Joy and celebration are among the beautiful parts of life. But as night has its day and light has its dark, there is always contrast – a bright and a shadow side of all things.
Heartbreak is a terrain we all travel at least once in our human journey. I’m not talking about the feeling of sadness, but rather when your heart has been roasted on a spit and feels like acupuncture needles are slivered in with a dull ache. I’m talking about when your heart’s been impaled, shredded and ripped from your chest, trampled on the floor in a puddle of blood and tears. When you walk around in the world with a heavy pooling weight in your chest cavity, feeling as though a slight pull of an invisible string could unravel you in a pile of broken bits in the grocery store next to the bright rows of milk cartons. Death by heartbreak on isle 4.
True heartbreak is a terrain we all travel.
Recently, a friend of mine returned home for her father’s funeral. In the aftermath, we sat at grocery store watching the swarms of people pass to and fro, clothes and wallets, smiling faces, shopping carts with particular items for their particular lives.
We talked about how there are people walking around everywhere in the world with parts of them broken, with parents that won’t return, single moms, kids without their real dads, relationships thrown by the wayside. There are broken people everywhere, walking through life, sometimes barely hanging on. And yet all we see is clothes and wallets, and the smiles they put on, the masks we use to hide our pain. This is the shadow side where all of us feel a little, or a lot, alone.
But I don’t like to believe in broken things. I believe in restoration. I’ve seen it too many times in my life, how God can make something beautiful out of pain.
In Japan, they practice a fascinating art called Kintsugi, which means, “to repair with gold.” When a bowl is broken into pieces it’s not thrown away, but rather put back together with gold seams (Kintsugi images). There’s no attempt to hide the damage or to pretend that the pottery hasn’t been broken. Instead, the repair is illuminated with the gold used to seal the cracks and pieces together again.

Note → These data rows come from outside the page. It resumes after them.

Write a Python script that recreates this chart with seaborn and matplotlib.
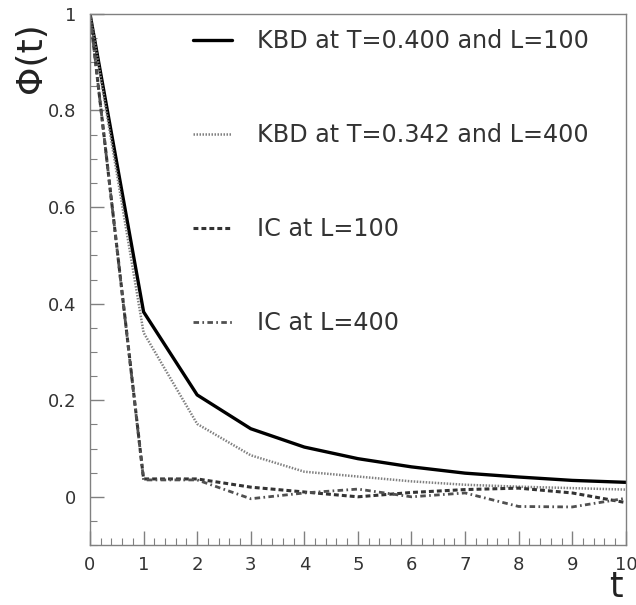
# Autocorrelation decay: KBD vs IC
import pandas as pd
import numpy as np
import matplotlib.pyplot as plt
import seaborn as sns
from matplotlib.ticker import MultipleLocator

# data
t = [0, 1, 2, 3, 4, 5, 6, 7, 8, 9, 10]
kbd_100 = [1.0, 0.383, 0.211, 0.141, 0.103, 0.079, 0.062, 0.049, 0.041, 0.034, 0.030]
kbd_400 = [1.0, 0.340, 0.151, 0.086, 0.052, 0.042, 0.032, 0.025, 0.021, 0.018, 0.015]
ic_100 = [1.0, 0.037, 0.037, 0.020, 0.010, 0.000, 0.009, 0.015, 0.018, 0.008, -0.012]
ic_400 = [1.0, 0.035, 0.035, -0.004, 0.008, 0.016, 0.000, 0.008, -0.020, -0.021, -0.003]

labels = [
    "KBD at T=0.400 and L=100",
    "KBD at T=0.342 and L=400",
    "IC at L=100",
    "IC at L=400",
]
ytick_vals = [0, 0.2, 0.4, 0.6, 0.8, 1]
ytick_labels = ["0", "0.2", "0.4", "0.6", "0.8", "1"]

sns.set_style("white")

fig = plt.figure(figsize=(6.36, 6.05), dpi=100)
ax = fig.add_axes([0.1415, 0.099, 0.8425, 0.878])

sns.lineplot(x=t, y=kbd_100, ax=ax, color="black", linewidth=2.4, label=labels[0])
sns.lineplot(x=t, y=kbd_400, ax=ax, color="#808080", linewidth=1.8, label=labels[1])
sns.lineplot(x=t, y=ic_100, ax=ax, color="#333333", linewidth=2.2, label=labels[2])
sns.lineplot(x=t, y=ic_400, ax=ax, color="#505050", linewidth=2.0, label=labels[3])

lines = ax.get_lines()
lines[1].set_linestyle((0, (0.6, 0.6)))
lines[2].set_linestyle((0, (1.6, 1.0)))
lines[3].set_linestyle((0, (2.0, 1.2, 0.6, 1.2)))

ax.set_xlim(0, 10)
ax.set_ylim(-0.1, 1.0)

ax.xaxis.set_major_locator(MultipleLocator(1))
ax.xaxis.set_minor_locator(MultipleLocator(0.2))
ax.set_yticks(ytick_vals)
ax.set_yticklabels(ytick_labels)
ax.yaxis.set_minor_locator(MultipleLocator(0.05))

ax.tick_params(axis="both", which="both", direction="in", color="#808080",
               bottom=True, left=True, top=False, right=False,
               labelsize=13, labelcolor="#333333")
ax.tick_params(axis="x", which="major", length=10, width=1, pad=8)
ax.tick_params(axis="x", which="minor", length=5, width=0.8)
ax.tick_params(axis="y", which="major", length=10, width=1, pad=10)
ax.tick_params(axis="y", which="minor", length=5, width=0.8)

for s in ax.spines.values():
    s.set_color("#808080")
    s.set_linewidth(1.0)

ax.set_xlabel("")
ax.set_ylabel("")
fig.text(0.048, 0.905, "\u03a6(t)", rotation=90, fontsize=26, ha="center", va="center",
         color="#222222")
fig.text(0.968, 0.03, "t", fontsize=25, ha="center", va="center", color="#222222")

leg = ax.legend(loc="upper left", bbox_to_anchor=(0.153, 1.012), frameon=False,
                fontsize=17.2, labelspacing=2.93, handlelength=1.6, handletextpad=1.05,
                labelcolor="#333333")

plt.savefig("out.png", dpi=100)
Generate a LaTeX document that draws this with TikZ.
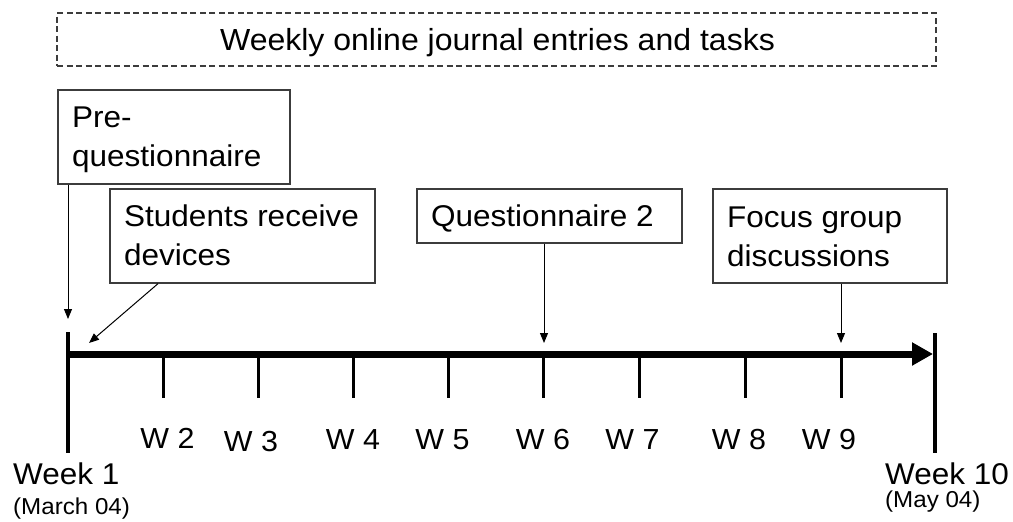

The Japanese philosophy of embracing the flawed, or imperfect, shows up in this broken pottery. The gold highlights the cracks and repairs. It tells the story of an event in the life of this object. Instead of being thrown away, when the bowl has been broken or damaged, the life of the bowl continues instead of ends.
I love the concept of Kintsugi because it’s aligned with the heart of God. God can make something stunningly beautiful out of pain and heartbreak. He can restore relationships, heal disease or addiction, put families back together, and transform hearts. Nothing is impossible with God.
I love Kintsugi because not only is the bowl restored, but because of the gold it’s repaired with, the bowl becomes more precious and valuable than before it was damaged.
If you’re experiencing heartbreak, God is the healer. We can lay our burdens down at his feet because He cares for us. We can pray. We can ask God to show up and to remind us that we are loved overflowing. We can ask him to heal our heart and restore our broken things so they become beautiful parts of our story.
We can take walks in nature and appreciate the flowers, the green grass, the breeze, and the blue sky. We can enlist our support network of friends. We can watch funny movies and read books. We can find a therapist to help talk out our feelings (How to Find a Therapist You Love). There are still many things we can choose, even if we didn’t choose the heartbreak.
And remember God loves you, and is for your highest good. Keep joy, love, and hope in your heart. God can make all things new and beautiful, and better than they were before, inlaid with gold that shimmers in the sun.